**EXERCISE**
Print out every record exactly as it appears.

··· STORED ROWS

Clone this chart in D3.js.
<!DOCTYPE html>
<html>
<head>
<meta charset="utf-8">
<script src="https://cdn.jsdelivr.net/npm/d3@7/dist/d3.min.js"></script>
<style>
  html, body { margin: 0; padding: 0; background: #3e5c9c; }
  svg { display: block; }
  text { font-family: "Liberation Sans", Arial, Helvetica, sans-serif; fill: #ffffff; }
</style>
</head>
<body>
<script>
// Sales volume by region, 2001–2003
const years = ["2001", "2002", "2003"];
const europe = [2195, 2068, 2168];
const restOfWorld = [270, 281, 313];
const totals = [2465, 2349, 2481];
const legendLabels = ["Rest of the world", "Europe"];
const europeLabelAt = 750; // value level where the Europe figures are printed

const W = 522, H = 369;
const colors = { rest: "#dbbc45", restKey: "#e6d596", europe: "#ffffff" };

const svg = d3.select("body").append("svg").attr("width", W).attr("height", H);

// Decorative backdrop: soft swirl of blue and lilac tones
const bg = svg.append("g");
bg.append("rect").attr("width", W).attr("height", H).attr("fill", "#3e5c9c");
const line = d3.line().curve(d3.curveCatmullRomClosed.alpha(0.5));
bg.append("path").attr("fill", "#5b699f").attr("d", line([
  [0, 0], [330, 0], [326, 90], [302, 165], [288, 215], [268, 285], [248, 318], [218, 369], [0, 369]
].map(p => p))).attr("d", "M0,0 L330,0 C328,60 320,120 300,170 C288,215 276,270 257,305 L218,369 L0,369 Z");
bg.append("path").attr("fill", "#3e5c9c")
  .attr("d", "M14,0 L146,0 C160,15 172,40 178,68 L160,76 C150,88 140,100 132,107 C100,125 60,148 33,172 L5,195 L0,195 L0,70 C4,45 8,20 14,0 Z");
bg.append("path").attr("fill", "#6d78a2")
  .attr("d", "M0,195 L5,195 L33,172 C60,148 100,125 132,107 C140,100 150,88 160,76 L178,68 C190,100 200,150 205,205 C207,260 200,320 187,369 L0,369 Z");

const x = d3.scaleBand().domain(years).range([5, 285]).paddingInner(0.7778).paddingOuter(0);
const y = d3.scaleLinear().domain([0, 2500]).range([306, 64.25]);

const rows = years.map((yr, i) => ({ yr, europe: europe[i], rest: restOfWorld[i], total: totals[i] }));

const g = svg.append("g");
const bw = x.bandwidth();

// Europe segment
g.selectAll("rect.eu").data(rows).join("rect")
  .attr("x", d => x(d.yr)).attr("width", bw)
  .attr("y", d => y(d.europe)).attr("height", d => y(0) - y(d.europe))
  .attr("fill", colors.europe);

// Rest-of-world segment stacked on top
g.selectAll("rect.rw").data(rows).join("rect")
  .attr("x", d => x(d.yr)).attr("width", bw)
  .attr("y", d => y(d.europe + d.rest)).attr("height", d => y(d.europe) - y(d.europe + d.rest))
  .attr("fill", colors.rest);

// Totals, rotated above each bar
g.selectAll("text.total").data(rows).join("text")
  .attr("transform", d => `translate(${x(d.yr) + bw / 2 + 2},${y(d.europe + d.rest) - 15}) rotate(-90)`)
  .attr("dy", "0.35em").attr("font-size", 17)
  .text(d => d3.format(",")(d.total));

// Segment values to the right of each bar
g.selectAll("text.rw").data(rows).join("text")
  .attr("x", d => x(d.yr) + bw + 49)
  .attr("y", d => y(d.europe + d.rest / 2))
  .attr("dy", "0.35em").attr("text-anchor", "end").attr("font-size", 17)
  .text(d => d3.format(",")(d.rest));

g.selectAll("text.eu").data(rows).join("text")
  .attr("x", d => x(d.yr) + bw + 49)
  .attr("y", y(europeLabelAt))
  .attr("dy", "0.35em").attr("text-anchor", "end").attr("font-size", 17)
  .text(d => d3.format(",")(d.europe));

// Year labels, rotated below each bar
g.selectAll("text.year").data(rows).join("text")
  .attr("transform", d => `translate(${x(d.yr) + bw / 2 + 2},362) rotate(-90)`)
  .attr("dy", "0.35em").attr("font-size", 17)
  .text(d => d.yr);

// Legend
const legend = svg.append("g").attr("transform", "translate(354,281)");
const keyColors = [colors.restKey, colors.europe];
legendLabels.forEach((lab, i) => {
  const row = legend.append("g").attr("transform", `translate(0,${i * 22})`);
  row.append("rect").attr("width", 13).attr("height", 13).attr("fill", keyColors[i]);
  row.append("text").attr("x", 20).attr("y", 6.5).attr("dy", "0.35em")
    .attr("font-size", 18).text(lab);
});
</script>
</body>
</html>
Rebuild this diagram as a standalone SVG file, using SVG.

······

**REPLY**
Clone this chart in D3.js.
<!DOCTYPE html>
<html>
<head>
<meta charset="utf-8">
<script src="https://cdn.jsdelivr.net/npm/d3@7/dist/d3.min.js"></script>
<style>
  html, body { margin: 0; padding: 0; background: #3e5c9c; }
  svg { display: block; }
  text { font-family: "Liberation Sans", Arial, Helvetica, sans-serif; fill: #ffffff; }
</style>
</head>
<body>
<script>
// Sales volume by region, 2001–2003
const years = ["2001", "2002", "2003"];
const europe = [2195, 2068, 2168];
const restOfWorld = [270, 281, 313];
const totals = [2465, 2349, 2481];
const legendLabels = ["Rest of the world", "Europe"];
const europeLabelAt = 750; // value level where the Europe figures are printed

const W = 522, H = 369;
const colors = { rest: "#dbbc45", restKey: "#e6d596", europe: "#ffffff" };

const svg = d3.select("body").append("svg").attr("width", W).attr("height", H);

// Decorative backdrop: soft swirl of blue and lilac tones
const bg = svg.append("g");
bg.append("rect").attr("width", W).attr("height", H).attr("fill", "#3e5c9c");
const line = d3.line().curve(d3.curveCatmullRomClosed.alpha(0.5));
bg.append("path").attr("fill", "#5b699f").attr("d", line([
  [0, 0], [330, 0], [326, 90], [302, 165], [288, 215], [268, 285], [248, 318], [218, 369], [0, 369]
].map(p => p))).attr("d", "M0,0 L330,0 C328,60 320,120 300,170 C288,215 276,270 257,305 L218,369 L0,369 Z");
bg.append("path").attr("fill", "#3e5c9c")
  .attr("d", "M14,0 L146,0 C160,15 172,40 178,68 L160,76 C150,88 140,100 132,107 C100,125 60,148 33,172 L5,195 L0,195 L0,70 C4,45 8,20 14,0 Z");
bg.append("path").attr("fill", "#6d78a2")
  .attr("d", "M0,195 L5,195 L33,172 C60,148 100,125 132,107 C140,100 150,88 160,76 L178,68 C190,100 200,150 205,205 C207,260 200,320 187,369 L0,369 Z");

const x = d3.scaleBand().domain(years).range([5, 285]).paddingInner(0.7778).paddingOuter(0);
const y = d3.scaleLinear().domain([0, 2500]).range([306, 64.25]);

const rows = years.map((yr, i) => ({ yr, europe: europe[i], rest: restOfWorld[i], total: totals[i] }));

const g = svg.append("g");
const bw = x.bandwidth();

// Europe segment
g.selectAll("rect.eu").data(rows).join("rect")
  .attr("x", d => x(d.yr)).attr("width", bw)
  .attr("y", d => y(d.europe)).attr("height", d => y(0) - y(d.europe))
  .attr("fill", colors.europe);

// Rest-of-world segment stacked on top
g.selectAll("rect.rw").data(rows).join("rect")
  .attr("x", d => x(d.yr)).attr("width", bw)
  .attr("y", d => y(d.europe + d.rest)).attr("height", d => y(d.europe) - y(d.europe + d.rest))
  .attr("fill", colors.rest);

// Totals, rotated above each bar
g.selectAll("text.total").data(rows).join("text")
  .attr("transform", d => `translate(${x(d.yr) + bw / 2 + 2},${y(d.europe + d.rest) - 15}) rotate(-90)`)
  .attr("dy", "0.35em").attr("font-size", 17)
  .text(d => d3.format(",")(d.total));

// Segment values to the right of each bar
g.selectAll("text.rw").data(rows).join("text")
  .attr("x", d => x(d.yr) + bw + 49)
  .attr("y", d => y(d.europe + d.rest / 2))
  .attr("dy", "0.35em").attr("text-anchor", "end").attr("font-size", 17)
  .text(d => d3.format(",")(d.rest));

g.selectAll("text.eu").data(rows).join("text")
  .attr("x", d => x(d.yr) + bw + 49)
  .attr("y", y(europeLabelAt))
  .attr("dy", "0.35em").attr("text-anchor", "end").attr("font-size", 17)
  .text(d => d3.format(",")(d.europe));

// Year labels, rotated below each bar
g.selectAll("text.year").data(rows).join("text")
  .attr("transform", d => `translate(${x(d.yr) + bw / 2 + 2},362) rotate(-90)`)
  .attr("dy", "0.35em").attr("font-size", 17)
  .text(d => d.yr);

// Legend
const legend = svg.append("g").attr("transform", "translate(354,281)");
const keyColors = [colors.restKey, colors.europe];
legendLabels.forEach((lab, i) => {
  const row = legend.append("g").attr("transform", `translate(0,${i * 22})`);
  row.append("rect").attr("width", 13).attr("height", 13).attr("fill", keyColors[i]);
  row.append("text").attr("x", 20).attr("y", 6.5).attr("dy", "0.35em")
    .attr("font-size", 18).text(lab);
});
</script>
</body>
</html>
Rebuild this diagram as a standalone SVG file, using SVG.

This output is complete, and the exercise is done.